While the small guys slugged it out in the mud, the media darlings of the race, the mega-million dollar maxi rivlary ‘Wild Oats’ and ‘Alpha Romeo’ led the 100+boat fleet south. Not surprising as they exceeded double the wind speed with boat speed in the sub-tweleve knot wind ranges. Eventually, after more light head-winds into Bass Straight, we finally got a shift to the north-east and up went the big kite. This lasted from only mid-day to about 3pm as the breeze continued building to over 30-knots true.
Nonetheless, for a vintage S&S 39 she was hurtling dowind at ten to eleven knots speed with immense diginity but a wipe-out couldn’t be far-off as the wind and waves continued building along the coast of Tasmania. So Jon called for the take-down and I relinquished the helm to be ready on the sheet to pull her in once they blew the brace and halyard. Unfortunately, the bow dug into the back of a wave and the halyard loaded up and was lost before the spinnaker guy was blown, resulting in the spi going for a dip in the Southern Ocean. Oh well, you’re not pushing hard enough unless you’re breaking shit right?!

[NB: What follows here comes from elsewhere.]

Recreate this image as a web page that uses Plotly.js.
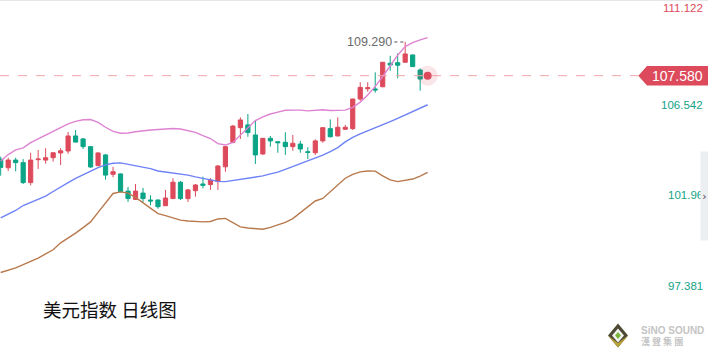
<!DOCTYPE html>
<html>
<head>
<meta charset="utf-8">
<script src="https://cdn.plot.ly/plotly-3.0.1.min.js"></script>
<style>
html,body{margin:0;padding:0;background:#fff;}
#chart{width:708px;height:358px;}
</style>
</head>
<body>
<div id="chart"></div>
<script>
// ---- data ----
const days = [1,2,3,4,5,6,7,8,9,10,11,12,13,14,15,16,17,18,19,20,21,22,23,24,25,26,27,28,29,30,
  31,32,33,34,35,36,37,38,39,40,41,42,43,44,45,46,47,48,49,50,51,52,53,54,55,56,57,58];

const openV = [103.35,102.92,103.31,103.18,102.17,103.33,103.31,103.43,103.67,103.77,
  104.53,104.38,103.99,103.03,103.57,102.59,102.61,101.74,101.32,101.64,
  101.29,101.29,101.00,101.36,102.19,101.36,101.76,102.10,102.07,102.22,
  102.97,104.21,104.95,105.09,104.58,103.62,104.41,104.24,104.21,103.99,
  104.12,103.73,103.68,104.28,104.90,104.53,104.87,104.90,106.40,106.92,
  106.91,107.02,108.21,108.24,108.26,108.63,107.87,107.45];
const highV = [103.48,103.43,103.43,103.36,103.68,103.82,103.91,103.70,103.91,104.73,
  104.83,104.43,104.02,103.70,103.62,102.97,102.63,101.95,102.10,101.90,
  101.53,101.30,101.80,102.39,102.25,101.85,102.10,102.47,102.40,103.06,
  104.00,105.09,105.47,105.64,105.34,104.42,104.53,104.25,104.72,104.58,
  104.28,103.96,104.36,104.96,105.37,105.47,105.09,106.41,107.25,107.25,
  107.75,108.27,108.59,108.71,109.29,108.65,107.95,107.60];
const lowV = [102.52,102.76,102.74,102.10,102.03,102.86,103.13,103.23,103.06,103.63,
  104.21,103.87,102.91,103.00,102.32,102.44,101.69,101.19,101.29,101.19,
  101.02,100.85,100.99,101.34,101.29,101.19,101.46,101.88,101.80,101.80,
  102.72,104.16,104.38,104.49,103.11,103.57,103.99,103.68,103.57,103.78,
  103.68,103.36,103.57,104.19,104.46,104.52,104.83,104.83,106.31,106.77,
  106.72,107.00,107.83,107.45,108.25,108.02,106.82,107.42];
const closeV = [102.94,103.31,103.18,102.17,103.31,103.36,103.43,103.68,103.78,104.53,
  104.22,103.99,102.96,103.67,102.55,102.72,101.71,101.37,101.74,101.36,
  101.24,100.95,101.39,102.19,101.36,101.80,102.05,102.03,102.30,103.01,
  103.99,105.03,105.34,104.70,103.57,104.41,104.28,104.19,103.99,104.16,
  103.87,103.70,104.28,104.95,104.49,104.97,104.97,106.40,106.99,106.97,
  106.86,108.26,108.12,108.11,108.68,108.04,107.41,107.58];

const bollUpper = [103.26,103.59,103.83,103.93,104.19,104.38,104.57,104.76,104.95,105.14,
  105.27,105.35,105.36,105.22,104.97,104.76,104.67,104.68,104.74,104.80,
  104.83,104.86,104.88,104.91,104.88,104.80,104.71,104.55,104.40,104.14,
  104.07,104.20,104.56,104.95,105.31,105.50,105.64,105.74,105.83,105.84,
  105.84,105.80,105.83,105.86,105.82,105.83,105.84,105.98,106.24,106.60,
  107.04,107.54,108.10,108.62,109.05,109.25,109.39,109.51];
const bollMid = [100.38,100.58,100.76,101.01,101.17,101.31,101.49,101.72,101.96,102.17,
  102.38,102.57,102.75,102.93,103.07,103.15,103.17,103.10,103.03,102.96,
  102.88,102.76,102.71,102.67,102.63,102.55,102.46,102.37,102.30,102.23,
  102.22,102.28,102.34,102.39,102.44,102.51,102.61,102.70,102.84,102.98,
  103.12,103.25,103.38,103.56,103.74,103.94,104.23,104.46,104.64,104.79,
  104.92,105.09,105.26,105.42,105.60,105.78,105.95,106.11];
const bollLower = [97.62,97.73,97.85,98.02,98.18,98.35,98.56,98.77,99.12,99.35,
  99.61,99.89,100.18,100.66,101.16,101.62,101.70,101.64,101.42,101.14,
  100.85,100.60,100.50,100.39,100.27,100.23,100.19,100.18,100.20,100.33,
  100.36,100.16,99.93,99.87,99.84,99.81,99.90,100.02,100.16,100.35,
  100.66,100.97,101.24,101.37,101.72,102.07,102.39,102.59,102.71,102.76,
  102.75,102.51,102.31,102.22,102.27,102.35,102.50,102.69];

const axisTickValues = [111.122, 106.542, 101.961, 97.381];
const axisTickLabels = ['111.122', '106.542', '101.96', '97.381'];
const currentPrice = 107.580;
const currentPriceLabel = '107.580';
const highLabel = '109.290';
const highDayIndex = 54; // zero-based position of the period high
const chartTitle = '美元指数 日线图';

// ---- styling ----
const RED = '#dd4a5b';
const GREEN = '#0ba487';
const W = 708, H = 358, PLOT_W = 640;
const yRange = [93.293, 111.411];
const pxPerUnit = H / (yRange[1] - yRange[0]);
const px = v => v / PLOT_W;            // pixel -> paper x
const py = v => 1 - v / H;              // pixel -> paper y
const lastIdx = days.length - 1;

const traces = [
  {type:'scatter', mode:'lines', x:days, y:bollUpper, line:{color:'#de82d2', width:1.4}, hoverinfo:'skip'},
  {type:'scatter', mode:'lines', x:days, y:bollMid, line:{color:'#6d82f6', width:1.4}, hoverinfo:'skip'},
  {type:'scatter', mode:'lines', x:days, y:bollLower, line:{color:'#b8794c', width:1.4}, hoverinfo:'skip'},
  {type:'candlestick', x:days, open:openV, high:highV, low:lowV, close:closeV,
   increasing:{line:{color:RED, width:1}, fillcolor:RED},
   decreasing:{line:{color:GREEN, width:1}, fillcolor:GREEN},
   whiskerwidth:0, hoverinfo:'skip'},
  {type:'scatter', mode:'markers', x:[days[lastIdx]], y:[closeV[lastIdx]],
   marker:{size:20, color:'rgba(221,74,91,0.14)'}, hoverinfo:'skip'},
  {type:'scatter', mode:'markers', x:[days[lastIdx]], y:[closeV[lastIdx]],
   marker:{size:8, color:RED}, hoverinfo:'skip'}
];

const half = 9.75 / pxPerUnit;
const tagPath = 'M ' + px(638.3) + ' ' + currentPrice +
  ' L ' + px(647) + ' ' + (currentPrice + half) +
  ' L ' + px(708) + ' ' + (currentPrice + half) +
  ' L ' + px(708) + ' ' + (currentPrice - half) +
  ' L ' + px(647) + ' ' + (currentPrice - half) + ' Z';

const shapes = [
  {type:'line', xref:'paper', yref:'paper', x0:0, x1:W/PLOT_W, y0:py(0.5), y1:py(0.5),
   line:{color:'#e6e6e6', width:1}},
  {type:'line', xref:'paper', yref:'y', x0:0, x1:px(638), y0:currentPrice, y1:currentPrice,
   line:{color:'#f2a3ab', width:1, dash:'dash'}},
  {type:'path', xref:'paper', yref:'y', path:tagPath, fillcolor:RED, line:{width:0}},
  {type:'line', xref:'x', yref:'y', x0:days[highDayIndex] - 1.45, x1:days[highDayIndex] - 0.05,
   y0:highV[highDayIndex], y1:highV[highDayIndex], line:{color:'#8a8a8a', width:1.5, dash:'dot'}},
  // logo diamond
  {type:'path', xref:'paper', yref:'paper', fillcolor:'#4d4a33', line:{width:0},
   path:'M '+px(618)+' '+py(323.5)+' L '+px(628)+' '+py(335.5)+' L '+px(618)+' '+py(347.5)+' L '+px(608)+' '+py(335.5)+' Z'},
  {type:'path', xref:'paper', yref:'paper', fillcolor:'#b8a23a', line:{width:0},
   path:'M '+px(628)+' '+py(335.5)+' L '+px(618)+' '+py(347.5)+' L '+px(608)+' '+py(335.5)+' L '+px(618)+' '+py(343)+' Z'},
  {type:'path', xref:'paper', yref:'paper', fillcolor:'#f4f4f4', line:{width:0},
   path:'M '+px(618)+' '+py(328.5)+' L '+px(624)+' '+py(335.5)+' L '+px(618)+' '+py(342.5)+' L '+px(612)+' '+py(335.5)+' Z'},
  {type:'path', xref:'paper', yref:'paper', fillcolor:'#7bb83a', line:{width:0},
   path:'M '+px(618)+' '+py(332)+' L '+px(621)+' '+py(335.5)+' L '+px(618)+' '+py(339)+' L '+px(615)+' '+py(335.5)+' Z'}
];

const annotations = [];
axisTickValues.forEach((v, i) => {
  annotations.push({xref:'paper', yref:'y', x:px(705), y:v, xanchor:'right', yanchor:'middle',
    yshift: i === 0 ? -2.5 : -8.7, showarrow:false, text:axisTickLabels[i],
    font:{family:'Liberation Sans, Arial, sans-serif', size:11.5, color: i === 0 ? RED : '#13a386'}});
});
// scrollbar handle on the right edge
annotations.push({xref:'paper', yref:'paper', x:px(704.5), y:py(196), xanchor:'center', yanchor:'middle',
  showarrow:false, text:'›', width:7, height:88, bgcolor:'#eceef2', borderpad:0,
  font:{family:'DejaVu Sans, sans-serif', size:11, color:'#444'}});
annotations.push({xref:'paper', yref:'y', x:px(677.5), y:currentPrice, xanchor:'center', yanchor:'middle',
  showarrow:false, text:currentPriceLabel,
  font:{family:'Liberation Sans, Arial, sans-serif', size:14, color:'#ffffff'}});
annotations.push({xref:'x', yref:'y', x:days[highDayIndex], y:highV[highDayIndex], xanchor:'right', yanchor:'middle',
  xshift:-11, showarrow:false, text:highLabel,
  font:{family:'Liberation Sans, Arial, sans-serif', size:12.5, color:'#6b6b6b'}});
annotations.push({xref:'paper', yref:'paper', x:px(41), y:py(309), xanchor:'left', yanchor:'middle',
  showarrow:false, text:chartTitle,
  font:{family:'Noto Sans CJK SC, sans-serif', size:18.5, color:'#111111'}});
annotations.push({xref:'paper', yref:'paper', x:px(639), y:py(330.5), xanchor:'left', yanchor:'middle',
  showarrow:false, text:'<b>SiNO SOUND</b>',
  font:{family:'Liberation Sans, Arial, sans-serif', size:10, color:'#c4c4c4'}});
annotations.push({xref:'paper', yref:'paper', x:px(639), y:py(341.5), xanchor:'left', yanchor:'middle',
  showarrow:false, text:'<b>漢 聲 集 團</b>',
  font:{family:'Noto Sans CJK TC, sans-serif', size:9, color:'#c4c4c4'}});

const layout = {
  width:W, height:H,
  margin:{l:0, r:W - PLOT_W, t:0, b:0, pad:0},
  paper_bgcolor:'#ffffff', plot_bgcolor:'#ffffff',
  showlegend:false,
  boxgap:0.2,
  xaxis:{range:[0.907, 86.35], visible:false, showgrid:false, zeroline:false,
         rangeslider:{visible:false}, fixedrange:true},
  yaxis:{range:yRange, visible:false, showgrid:false, zeroline:false, fixedrange:true},
  shapes:shapes,
  annotations:annotations
};

Plotly.newPlot('chart', traces, layout, {staticPlot:true, displayModeBar:false});
</script>
</body>
</html>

By the time we cleaned up the mess twenty-five minutes later, the breeze was consistently over thirty so we polled out the No#1 genoa without a loss of speed and with superior control vs. another chute. Passing Tasman Island was a medium beam reach in fifteen knots before a morning jaunt up the Derwnt River to cross the finish line on New Year’s Eve with 4th in class and 14th overall on corrected time! So we toasted a great team and race with many more hairs off the dog plucked at Constitution Dock with talk of the next attack in a years time…bring on 2010!